Throwing rocks at glass houses

by MW Cook

Scenario 1:
You’re having a wonderful day. Everything seems to be going your way. When you woke up this morning the sun was shining brightly through your window. Your mother or spouse surprised you by making your favorite breakfast, which you gobbled down with glee. Work or school called in the morning and said that it was cancelled for the day, leaving you free to do whatever you want. Yippee! You do just that, too. Maybe you play some games or go for a walk. Whatever you choose to do you have fun for hours until lunchtime. Lunchtime you come home. For some reason some family member or friend meets you at the door. Something he or she says offends you. Bang. Good day wrecked. You take whatever was said to heart and you’re miserable for the rest of the day, even after you’ve forgotten what was said. The good things of the day are gone; all that remains is your melancholy.

Scenario 2:
You’re having a bad day. Why? Who knows? When you woke up this morning the sun was shining right in your eyes, disturbing your sleep. Your mother or spouse made you breakfast, but something was probably wrong with it. On top of all that, work called and cancelled your shift today! Just when you needed the money, too! This left you idle and bored to death. You waste some time playing games or going for a walk. Around lunchtime you come home and some friend of yours is there and tries to say something nice to cheer you up. It doesn’t work and you’re made even more miserable. What a crappy day.

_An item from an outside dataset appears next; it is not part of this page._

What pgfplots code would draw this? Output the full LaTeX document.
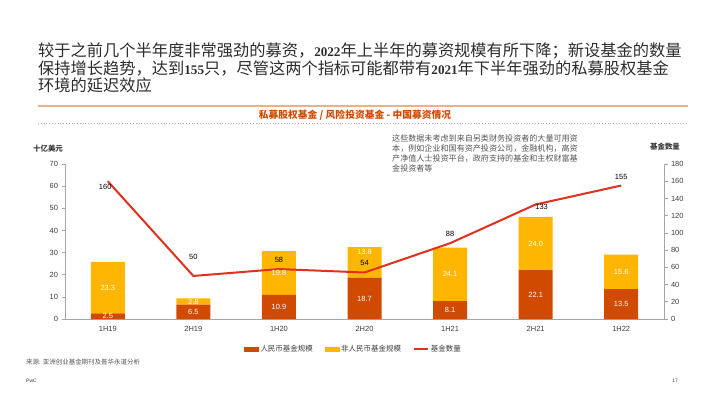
\documentclass[border=0pt]{standalone}
\usepackage{fontspec}
\setmainfont{Liberation Sans}
\newfontfamily\cjk{Noto Sans CJK SC}
\newfontfamily\numserif{Liberation Serif}
\usepackage{pgfplots}
\pgfplotsset{compat=1.18}
\definecolor{rmb}{HTML}{D04A02}
\definecolor{nonrmb}{HTML}{FFB600}
\definecolor{cnt}{HTML}{E0301E}
\definecolor{subt}{HTML}{D04A02}
\definecolor{titlec}{HTML}{2D2D2D}
\definecolor{txt}{HTML}{3C3C3C}
\definecolor{axisgray}{HTML}{A6A6A6}
\definecolor{notegray}{HTML}{555555}
\definecolor{ruleorange}{HTML}{E8B28C}
\newcommand{\tnum}[1]{{\numserif\bfseries\fontsize{13.2}{17}\selectfont #1}}
\tikzset{
  titleline/.style={anchor=west, inner sep=0, text=titlec, font=\cjk\fontsize{16.3}{17}\selectfont},
  barlab/.style={text=white, font=\fontsize{7.5}{9}\selectfont, inner sep=0},
  cntlab/.style={text=black, font=\fontsize{7.5}{9}\selectfont, inner sep=0},
}
\begin{document}
\begin{tikzpicture}[x=1bp,y=1bp]
\path (0,0) rectangle (710,399);
% title
\node[titleline] at (38,348) {较于之前几个半年度非常强劲的募资，\tnum{2022}年上半年的募资规模有所下降；新设基金的数量};
\node[titleline] at (38,331) {保持增长趋势，达到\tnum{155}只，尽管这两个指标可能都带有\tnum{2021}年下半年强劲的私募股权基金};
\node[titleline] at (38,314) {环境的延迟效应};
\draw[ruleorange, line width=1.3bp] (38,293) -- (688,293);
\node[inner sep=0, text=subt, font=\cjk\bfseries\fontsize{9.8}{11}\selectfont] at (355,284) {私募股权基金 / 风险投资基金 - 中国募资情况};
\draw[axisgray, line width=0.8bp, dotted] (38,276) -- (688,276);
% axis titles
\node[inner sep=0, text=txt, font=\cjk\bfseries\fontsize{7.5}{9}\selectfont] at (48,250) {十亿美元};
\node[inner sep=0, text=txt, font=\cjk\bfseries\fontsize{7.5}{9}\selectfont] at (665,252) {基金数量};
% note
\node[anchor=north west, inner sep=0, text=notegray, align=left, font=\cjk\fontsize{8.1}{10.3}\selectfont] at (392,265) {这些数据未考虑到来自另类财务投资者的大量可用资\\本，例如企业和国有资产投资公司，金融机构，高资\\产净值人士投资平台，政府支持的基金和主权财富基\\金投资者等};
% footer
\node[anchor=west, inner sep=0, text=notegray, font=\cjk\fontsize{6.5}{8}\selectfont] at (26,37) {来源: 亚洲创业基金期刊及普华永道分析};
\node[anchor=west, inner sep=0, text=txt, font=\fontsize{5}{6}\selectfont] at (26,18) {PwC};
\node[anchor=east, inner sep=0, text=txt, font=\fontsize{5}{6}\selectfont] at (678,18) {17};

\begin{axis}[
  at={(65bp,80bp)}, anchor=south west, scale only axis,
  width=599bp, height=155bp,
  xmin=-0.5, xmax=6.5, ymin=0, ymax=70,
  ybar stacked, bar width=34bp,
  axis y line*=left, axis x line*=bottom,
  axis line style={-, draw=axisgray, line width=0.8bp},
  xtick={0,...,6},
  xticklabels={1H19,2H19,1H20,2H20,1H21,2H21,1H22},
  x tick style={draw=none},
  ytick={0,10,...,70},
  y tick style={draw=axisgray, line width=0.6bp},
  tick align=outside, major tick length=3.5bp,
  tick label style={font=\fontsize{7.5}{9}\selectfont, text=txt},
  /pgf/number format/assume math mode=true,
  clip=false,
]
\addplot[fill=rmb, draw=none] coordinates {(0,2.5) (1,6.5) (2,10.9) (3,18.7) (4,8.1) (5,22.1) (6,13.5)};
\addplot[fill=nonrmb, draw=none] coordinates {(0,23.3) (1,2.8) (2,19.8) (3,13.8) (4,24.1) (5,24.0) (6,15.6)};
\end{axis}

\begin{axis}[
  at={(65bp,80bp)}, anchor=south west, scale only axis,
  width=599bp, height=155bp,
  xmin=-0.5, xmax=6.5, ymin=0, ymax=180,
  axis y line*=right, axis x line=none,
  axis line style={-, draw=axisgray, line width=0.8bp},
  ytick={0,20,...,180},
  y tick style={draw=axisgray, line width=0.6bp},
  tick align=outside, major tick length=3.5bp,
  tick label style={font=\fontsize{7.5}{9}\selectfont, text=txt},
  /pgf/number format/assume math mode=true,
  clip=false,
  legend columns=3,
  legend style={at={(0.4816,-0.194)}, anchor=center, draw=none, fill=none,
    font=\cjk\fontsize{7.5}{9}\selectfont, text=txt, inner sep=0,
    /tikz/every even column/.append style={column sep=10bp}},
  legend cell align=left,
]
\addlegendimage{legend image code/.code={\fill[rmb] (0bp,-2.2bp) rectangle (14bp,2.2bp);}}
\addlegendentry{人民币基金规模}
\addlegendimage{legend image code/.code={\fill[nonrmb] (0bp,-2.2bp) rectangle (14bp,2.2bp);}}
\addlegendentry{非人民币基金规模}
\addplot[cnt, line width=2bp, mark=none,
  legend image code/.code={\draw[cnt, line width=2bp] (0bp,0bp) -- (14bp,0bp);}]
  coordinates {(0,160) (1,50) (2,58) (3,54) (4,88) (5,133) (6,155)};
\addlegendentry{基金数量}
% bar value labels (bar values scaled to this axis: v*180/70)
\node[barlab] at (axis cs:0,3.86) {2.5};
\node[barlab] at (axis cs:1,8.36) {6.5};
\node[barlab] at (axis cs:2,14.01) {10.9};
\node[barlab] at (axis cs:3,23.14) {18.7};
\node[barlab] at (axis cs:4,10.41) {8.1};
\node[barlab] at (axis cs:5,28.41) {22.1};
\node[barlab] at (axis cs:6,17.36) {13.5};
\node[barlab] at (axis cs:0,36.39) {23.3};
\node[barlab] at (axis cs:1,20.31) {2.8};
\node[barlab] at (axis cs:2,53.49) {19.8};
\node[barlab] at (axis cs:3,77.8) {13.8};
\node[barlab] at (axis cs:4,51.81) {24.1};
\node[barlab] at (axis cs:5,87.69) {24.0};
\node[barlab] at (axis cs:6,54.77) {15.6};
% count labels
\node[cntlab] at (axis cs:-0.03,153) {160};
\node[cntlab] at (axis cs:1,72) {50};
\node[cntlab] at (axis cs:2,68.5) {58};
\node[cntlab] at (axis cs:3,64.7) {54};
\node[cntlab] at (axis cs:4,98.7) {88};
\node[cntlab] at (axis cs:5.07,130) {133};
\node[cntlab] at (axis cs:6,165) {155};
\end{axis}
\end{tikzpicture}
\end{document}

Have you ever noticed how good moods often seem like glass houses when bad moods are like rock-hard fortresses? When you are happy, it only takes a wrong word or accident to make everything fall apart. But when you’re in a bad mood all the good things in the world don’t seem to be able to cheer you up. It’s a shame that things don’t work out the other way around. It’s funny how we refuse to let go of our bad moods, even when our brain should be telling us that everything is going well for us. Even the bright attitudes of friends and family we take as insults or annoyances. Sometimes I think we like be miserable.

It’s neat to re-read familiar passages. I read this recently:

Do not be anxious about anything, but in everything by prayer and supplication with thanksgiving let your requests be made known to God. And the peace of God, which surpasses all understanding will guard your hearts and your minds in Christ Jesus.

You know what part I just noticed? Guard. It doesn’t say that prayer will give you peace. It says that through prayer and thanksgiving the peace of God will become a guard for your hearts and minds. When we fall on God for our every need and see our lostness and impotence without him and cry out for help his peace will guard our affections. We will find our personalities to change and maybe we won’t live in fragile, glass-house moods, our temperaments will be made more consistent. We’ll start to see and hear clearly. We won’t interpret the greeting of a friend as a veiled insult. We won’t be easily annoyed by the screaming kid while you’re trying to work. You won’t let insults and adversity wet your spirit. So much is great when you fall on God, isn’t it?

Moving back to Kunri soon. Pray that He will send all that should come to us. On we go.